_TASK PROMPT_: Reproduce exactly the lines below, from the first one through the line containing "plt.rcParams['hatch.linewidth'] = 0.6", and omit any pictures.

^^^^

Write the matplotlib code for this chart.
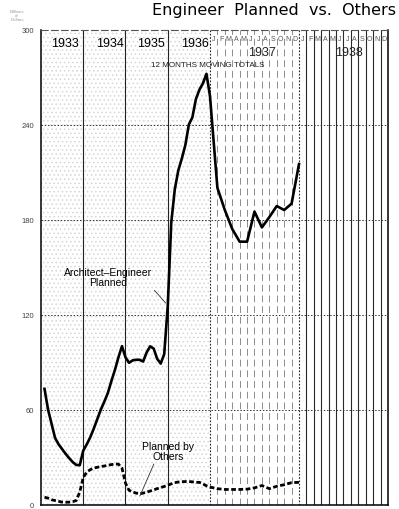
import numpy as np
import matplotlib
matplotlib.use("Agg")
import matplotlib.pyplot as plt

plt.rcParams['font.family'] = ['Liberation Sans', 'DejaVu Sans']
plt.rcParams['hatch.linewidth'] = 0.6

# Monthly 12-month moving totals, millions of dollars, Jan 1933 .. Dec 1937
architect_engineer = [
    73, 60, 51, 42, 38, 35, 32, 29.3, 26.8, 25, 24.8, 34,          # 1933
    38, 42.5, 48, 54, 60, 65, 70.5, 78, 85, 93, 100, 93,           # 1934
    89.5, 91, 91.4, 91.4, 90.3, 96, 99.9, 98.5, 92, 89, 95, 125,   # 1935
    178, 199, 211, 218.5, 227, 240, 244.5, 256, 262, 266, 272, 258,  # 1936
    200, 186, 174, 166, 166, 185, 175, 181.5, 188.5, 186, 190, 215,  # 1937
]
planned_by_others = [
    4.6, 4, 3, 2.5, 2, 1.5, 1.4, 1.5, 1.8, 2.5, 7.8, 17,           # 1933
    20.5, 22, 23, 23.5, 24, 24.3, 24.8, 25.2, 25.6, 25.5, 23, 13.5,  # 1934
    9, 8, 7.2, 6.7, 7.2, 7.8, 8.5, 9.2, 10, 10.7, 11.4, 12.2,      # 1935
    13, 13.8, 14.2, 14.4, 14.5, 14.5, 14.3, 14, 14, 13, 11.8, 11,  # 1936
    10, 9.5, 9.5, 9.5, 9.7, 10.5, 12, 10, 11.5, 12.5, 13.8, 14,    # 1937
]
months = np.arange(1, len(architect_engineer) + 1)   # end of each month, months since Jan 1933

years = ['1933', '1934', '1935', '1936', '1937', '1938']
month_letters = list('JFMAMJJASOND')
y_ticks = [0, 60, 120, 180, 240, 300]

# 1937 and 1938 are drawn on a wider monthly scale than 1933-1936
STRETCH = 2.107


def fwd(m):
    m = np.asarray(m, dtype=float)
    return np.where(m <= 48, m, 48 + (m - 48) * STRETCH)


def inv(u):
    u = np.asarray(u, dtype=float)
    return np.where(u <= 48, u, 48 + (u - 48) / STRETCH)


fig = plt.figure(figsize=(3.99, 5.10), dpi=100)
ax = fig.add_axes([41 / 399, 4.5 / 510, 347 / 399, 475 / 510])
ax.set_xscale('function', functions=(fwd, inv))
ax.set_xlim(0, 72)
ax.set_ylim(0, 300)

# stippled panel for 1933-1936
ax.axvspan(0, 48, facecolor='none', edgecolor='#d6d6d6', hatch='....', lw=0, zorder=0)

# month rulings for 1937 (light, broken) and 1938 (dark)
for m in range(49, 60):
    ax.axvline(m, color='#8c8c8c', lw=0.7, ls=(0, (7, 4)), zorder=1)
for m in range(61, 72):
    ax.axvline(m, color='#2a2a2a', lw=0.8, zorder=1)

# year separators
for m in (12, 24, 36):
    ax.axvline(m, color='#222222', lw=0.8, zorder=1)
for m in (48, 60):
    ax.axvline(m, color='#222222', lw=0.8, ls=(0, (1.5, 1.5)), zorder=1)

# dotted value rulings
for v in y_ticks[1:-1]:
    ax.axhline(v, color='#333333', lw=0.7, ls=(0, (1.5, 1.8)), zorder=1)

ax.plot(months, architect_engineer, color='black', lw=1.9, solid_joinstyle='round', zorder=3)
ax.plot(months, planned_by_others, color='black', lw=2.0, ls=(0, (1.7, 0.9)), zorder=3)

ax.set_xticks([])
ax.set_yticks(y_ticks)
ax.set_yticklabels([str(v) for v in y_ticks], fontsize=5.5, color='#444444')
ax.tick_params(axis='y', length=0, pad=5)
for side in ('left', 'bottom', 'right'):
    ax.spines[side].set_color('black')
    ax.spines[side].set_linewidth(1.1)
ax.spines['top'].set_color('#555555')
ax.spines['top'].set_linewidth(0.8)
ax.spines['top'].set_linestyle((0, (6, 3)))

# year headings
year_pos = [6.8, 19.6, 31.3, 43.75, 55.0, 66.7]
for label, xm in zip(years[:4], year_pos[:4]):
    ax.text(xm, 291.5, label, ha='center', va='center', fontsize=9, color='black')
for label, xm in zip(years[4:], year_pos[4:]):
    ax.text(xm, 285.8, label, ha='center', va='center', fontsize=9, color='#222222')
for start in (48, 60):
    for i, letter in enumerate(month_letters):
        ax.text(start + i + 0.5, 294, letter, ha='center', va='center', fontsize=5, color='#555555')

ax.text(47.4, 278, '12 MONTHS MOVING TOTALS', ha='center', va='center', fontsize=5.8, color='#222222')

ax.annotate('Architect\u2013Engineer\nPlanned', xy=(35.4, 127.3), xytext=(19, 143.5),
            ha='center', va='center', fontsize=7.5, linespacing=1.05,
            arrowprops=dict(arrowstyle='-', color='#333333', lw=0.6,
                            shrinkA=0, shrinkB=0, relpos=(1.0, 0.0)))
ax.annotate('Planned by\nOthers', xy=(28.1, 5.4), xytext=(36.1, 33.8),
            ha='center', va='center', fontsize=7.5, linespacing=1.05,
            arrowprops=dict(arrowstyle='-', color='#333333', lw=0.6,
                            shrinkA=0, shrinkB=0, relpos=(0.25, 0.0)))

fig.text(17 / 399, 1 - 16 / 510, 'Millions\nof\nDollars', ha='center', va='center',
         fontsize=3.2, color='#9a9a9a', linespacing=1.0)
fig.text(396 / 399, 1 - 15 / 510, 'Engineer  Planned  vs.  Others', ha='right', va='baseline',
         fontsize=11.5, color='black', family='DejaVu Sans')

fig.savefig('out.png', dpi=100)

^^^^

_ANSWER TO THIS EXERCISE_:
Write the matplotlib code for this chart.
import numpy as np
import matplotlib
matplotlib.use("Agg")
import matplotlib.pyplot as plt

plt.rcParams['font.family'] = ['Liberation Sans', 'DejaVu Sans']
plt.rcParams['hatch.linewidth'] = 0.6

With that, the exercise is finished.